I followed the same cautious approach for our recent wave of journal moves. If a journal backfile was freely available in PubMedCentral or Highwire Press, or had been purchased (by ourselves or by JISC) then I felt confident in saying that we would never need the print copies again. This freed up 350 metres of shelf space and I felt proud of myself (in a biblio-barbarian kind of way). I will admit to an irrational element in my approach though. Since many of those journal backfiles were freely available right up to 2009, I should have discarded the print copies up to 2009. I did not do that, preferring a more conservative date of 1990. I was a little concerned that totally denuding the library shelves would create an ugly appearance, a vacuum. With no funding at the time to fill the space with new desks or carrels, I opted to leave some journal volumes in place. My barbarian nerve had failed me.
Now I have seen the error of my ways. I have steeled myself and started to throw out another 150m of journals, perhaps a bit more. I am still being slightly cautious – keeping journals from commercial publishers just in case they decide to do something difficult. (Sometimes what is available this year becomes locked behind a paywall, or a higher paywall, next year).

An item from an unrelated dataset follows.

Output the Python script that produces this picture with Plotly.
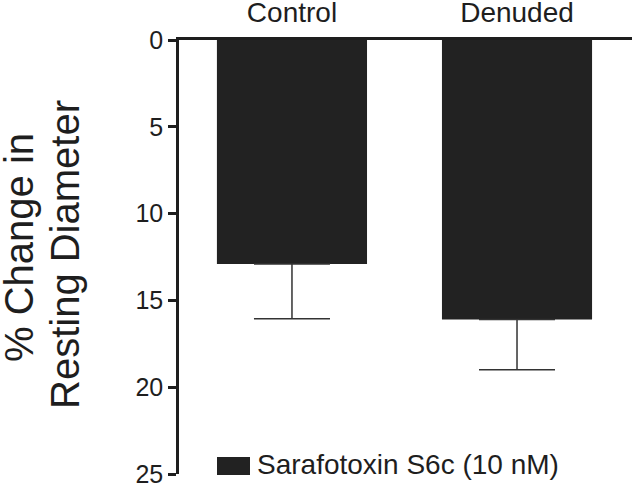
import plotly.graph_objects as go

categories = ["Control", "Denuded"]
values = [12.9, 16.1]
errors = [3.15, 2.9]
series_name = "Sarafotoxin S6c (10 nM)"
y_title_lines = ["% Change in", "Resting Diameter"]
y_ticks = [0, 5, 10, 15, 20, 25]

FONT = "Liberation Sans, Arial, sans-serif"
INK = "#1e1e1e"

fig = go.Figure()
fig.add_trace(go.Bar(
    x=categories, y=values, name=series_name,
    marker=dict(color="#222222", line=dict(width=0)),
    error_y=dict(type="data", symmetric=False, array=errors,
                 arrayminus=[0] * len(errors),
                 color="#333333", thickness=1.5, width=38),
    showlegend=False,
))

W, H = 632, 483
L, R, T, B = 179, 0, 40, 9
pw, ph = W - L - R, H - T - B

def px_x(p):
    return (p - L) / pw

def px_y(p):
    return (H - B - p) / ph

fig.update_layout(
    width=W, height=H,
    margin=dict(l=L, r=R, t=T, b=B, pad=0, autoexpand=False),
    paper_bgcolor="white", plot_bgcolor="white",
    font=dict(family=FONT, color=INK),
    bargap=0.333,
    xaxis=dict(side="top", range=[-0.502, 1.511], showline=True,
               linecolor=INK, linewidth=2.5, ticks="",
               tickfont=dict(size=28, color=INK), showgrid=False,
               zeroline=False, ticklabelstandoff=4, automargin=False),
    yaxis=dict(range=[25, 0], tickvals=y_ticks, showline=True,
               linecolor=INK, linewidth=2.5, ticks="outside",
               ticklen=8, tickwidth=2.5, tickcolor=INK,
               tickfont=dict(size=25, color=INK), showgrid=False,
               zeroline=False, ticklabeloverflow="allow", automargin=False),
    showlegend=False,
)

# y-axis title as two rotated lines
fig.add_annotation(text=y_title_lines[0], xref="paper", yref="paper",
                   x=px_x(19), y=px_y(248), textangle=-90, showarrow=False,
                   xanchor="center", yanchor="middle",
                   font=dict(size=40, family=FONT, color=INK))
fig.add_annotation(text=y_title_lines[1], xref="paper", yref="paper",
                   x=px_x(65), y=px_y(255), textangle=-90, showarrow=False,
                   xanchor="center", yanchor="middle",
                   font=dict(size=40, family=FONT, color=INK))

# legend key
fig.add_shape(type="rect", xref="paper", yref="paper",
              x0=px_x(217), x1=px_x(250), y0=px_y(475), y1=px_y(457),
              fillcolor="#222222", line=dict(width=0))
fig.add_annotation(text=series_name, xref="paper", yref="paper",
                   x=px_x(255), y=px_y(464), showarrow=False,
                   xanchor="left", yanchor="middle",
                   font=dict(size=28, family=FONT, color=INK))

fig.write_html(
    "out.html",
    config={"displayModeBar": False},
    post_script="document.body.style.margin='0';document.body.style.overflow='hidden';",
)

It will take a few more weeks to complete this disposal, but now I need to plan what to do with the space that will be freed up. We need to use the space to benefit the scientists here (we have no undergraduates). I would like the library to be a place for meeting and exchange of information, as it used to be in the days when everyone had to visit to check the journals. But if it is no longer essential for everyone to visit the library, is it realistic to think that it can ever again take this role? People still come to the Library regularly to work, but this is a smaller fraction. Would a fistful of technology attract people? Or colourful comfortable sofas? I wonder about trying to attract people by playing to our other strengths – science as culture, history of science, the NIMR identity and pride in its achievements. But these are usually optional extras, not anyone’s priority. If an activity does not contribute directly to the next grant or publication, then only a minority will be interested. My current thoughts are that we should increase the working space available and have some more casual seating areas for browsing.
I also plan to make our book collection more prominent. The books were hidden away in side rooms but they will now be brought into the main reading room, as part of our frontline collection. I’ve noted that the books do still draw people. I am weeding the books, so that the collection is tighter and more relevant. I will retain some interesting historical items. I hear that the Toronto University science library recently did something similar – using interesting and quirky books to draw people in.
The Library is a place of escape, a place to recharge batteries or intense thought/study. It is also one of the few ‘open’ places in the Institute and as such it usually gets shown (off) to visitors, so it needs to look good, not moribund. I want to keep the attractive appearance of the existing reading room and ideally create a modern look.
We will start to discuss ideas for the space in January. The solution is not obvious – we are not a university so have no undergraduates to cater for;we are not a hospital so have no clinical staff to cater for; the Institute does not need another training room or coffee bar. I read recently about the ‘Research Hive’ at the University of Sussex, but on closer inspection I realised that it offers little that we don’t already offer.
Any brilliant ideas would be welcome!